> **EXERCISE TASK**: Select the lines of the records containing the word "that" and list them.

Entries with chart source code:
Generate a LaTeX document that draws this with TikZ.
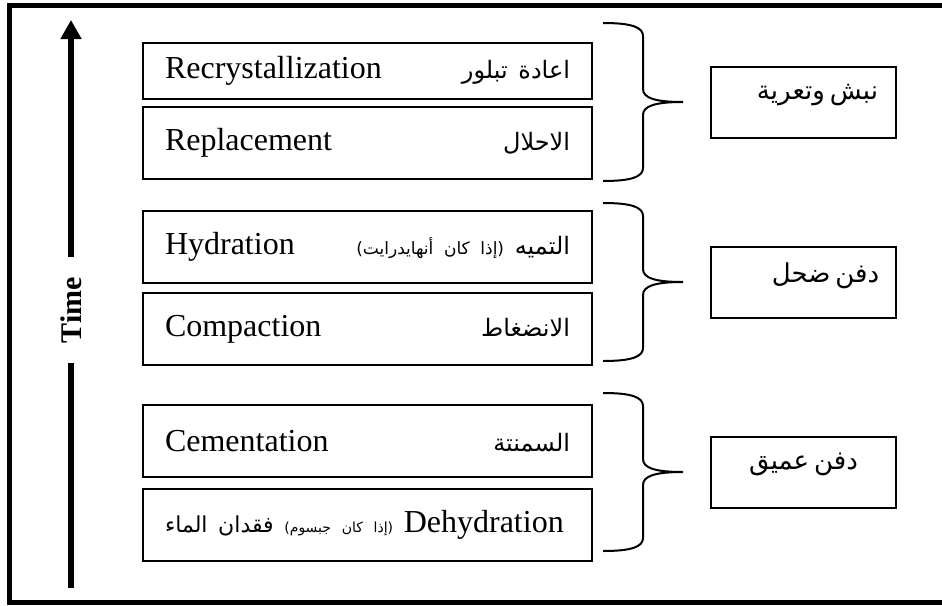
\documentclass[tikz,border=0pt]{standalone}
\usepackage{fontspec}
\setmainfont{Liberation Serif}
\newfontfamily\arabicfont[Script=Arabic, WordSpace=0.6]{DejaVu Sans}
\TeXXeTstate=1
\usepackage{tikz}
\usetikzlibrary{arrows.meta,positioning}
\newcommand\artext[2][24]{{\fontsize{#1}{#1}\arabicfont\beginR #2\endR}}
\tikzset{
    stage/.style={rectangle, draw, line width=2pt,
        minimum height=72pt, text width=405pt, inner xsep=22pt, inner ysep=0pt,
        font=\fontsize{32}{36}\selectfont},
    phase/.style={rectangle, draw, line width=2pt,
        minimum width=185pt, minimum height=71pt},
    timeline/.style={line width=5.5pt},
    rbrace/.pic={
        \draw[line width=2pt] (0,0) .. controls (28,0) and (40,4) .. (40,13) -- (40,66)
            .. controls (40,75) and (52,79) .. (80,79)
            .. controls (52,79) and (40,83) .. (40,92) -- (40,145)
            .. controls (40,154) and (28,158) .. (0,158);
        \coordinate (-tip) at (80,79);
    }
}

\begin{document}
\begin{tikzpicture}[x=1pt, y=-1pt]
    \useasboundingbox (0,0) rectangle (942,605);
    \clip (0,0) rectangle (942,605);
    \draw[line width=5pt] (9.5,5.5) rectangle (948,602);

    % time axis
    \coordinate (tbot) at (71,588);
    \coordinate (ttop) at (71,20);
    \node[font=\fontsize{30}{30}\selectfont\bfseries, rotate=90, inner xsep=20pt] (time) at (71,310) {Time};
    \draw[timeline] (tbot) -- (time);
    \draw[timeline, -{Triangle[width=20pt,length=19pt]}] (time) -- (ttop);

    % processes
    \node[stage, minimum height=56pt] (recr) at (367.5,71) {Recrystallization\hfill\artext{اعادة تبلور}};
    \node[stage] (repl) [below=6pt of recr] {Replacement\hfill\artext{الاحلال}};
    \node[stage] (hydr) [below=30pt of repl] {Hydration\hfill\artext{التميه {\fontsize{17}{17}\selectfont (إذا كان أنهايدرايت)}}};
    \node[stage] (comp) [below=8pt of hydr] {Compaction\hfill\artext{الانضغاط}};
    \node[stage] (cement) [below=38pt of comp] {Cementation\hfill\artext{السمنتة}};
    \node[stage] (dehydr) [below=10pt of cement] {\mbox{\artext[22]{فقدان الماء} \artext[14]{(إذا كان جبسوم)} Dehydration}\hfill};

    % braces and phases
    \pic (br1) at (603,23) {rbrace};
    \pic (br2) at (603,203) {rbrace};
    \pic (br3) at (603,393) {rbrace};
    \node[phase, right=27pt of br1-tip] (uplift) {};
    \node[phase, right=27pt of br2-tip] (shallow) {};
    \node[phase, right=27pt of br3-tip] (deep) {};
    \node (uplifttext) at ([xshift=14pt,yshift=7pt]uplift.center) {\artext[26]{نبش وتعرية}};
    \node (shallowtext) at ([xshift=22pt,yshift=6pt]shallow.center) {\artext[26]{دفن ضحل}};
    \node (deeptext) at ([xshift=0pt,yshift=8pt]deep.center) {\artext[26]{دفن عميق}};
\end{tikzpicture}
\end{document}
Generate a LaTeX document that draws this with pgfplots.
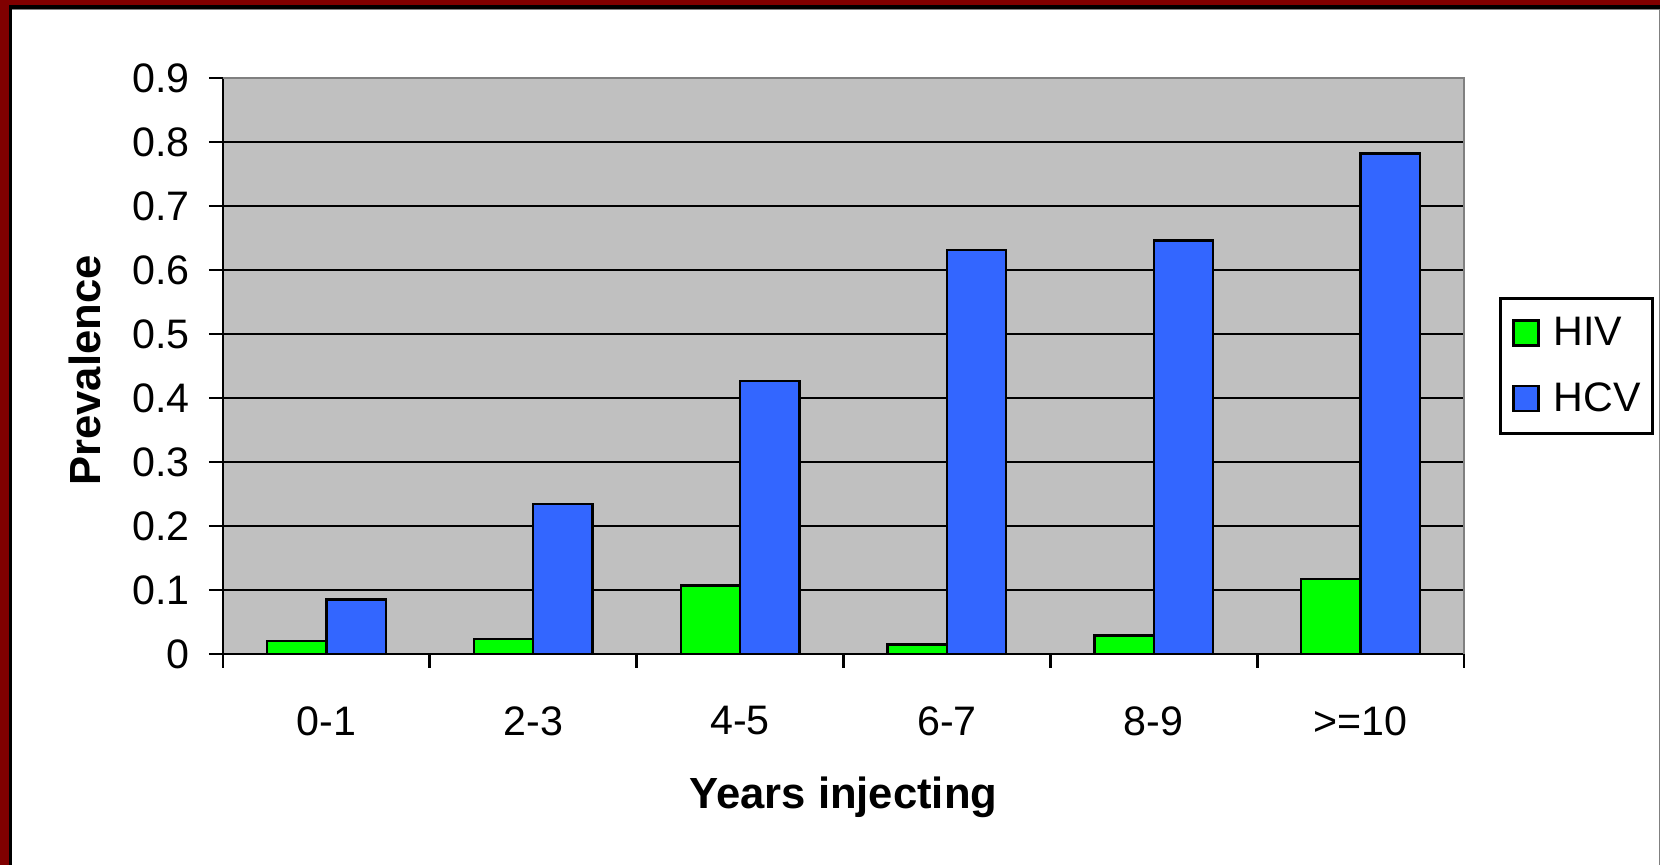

> **TASK ANSWER**:
Generate a LaTeX document that draws this with TikZ.
Generate a LaTeX document that draws this with pgfplots.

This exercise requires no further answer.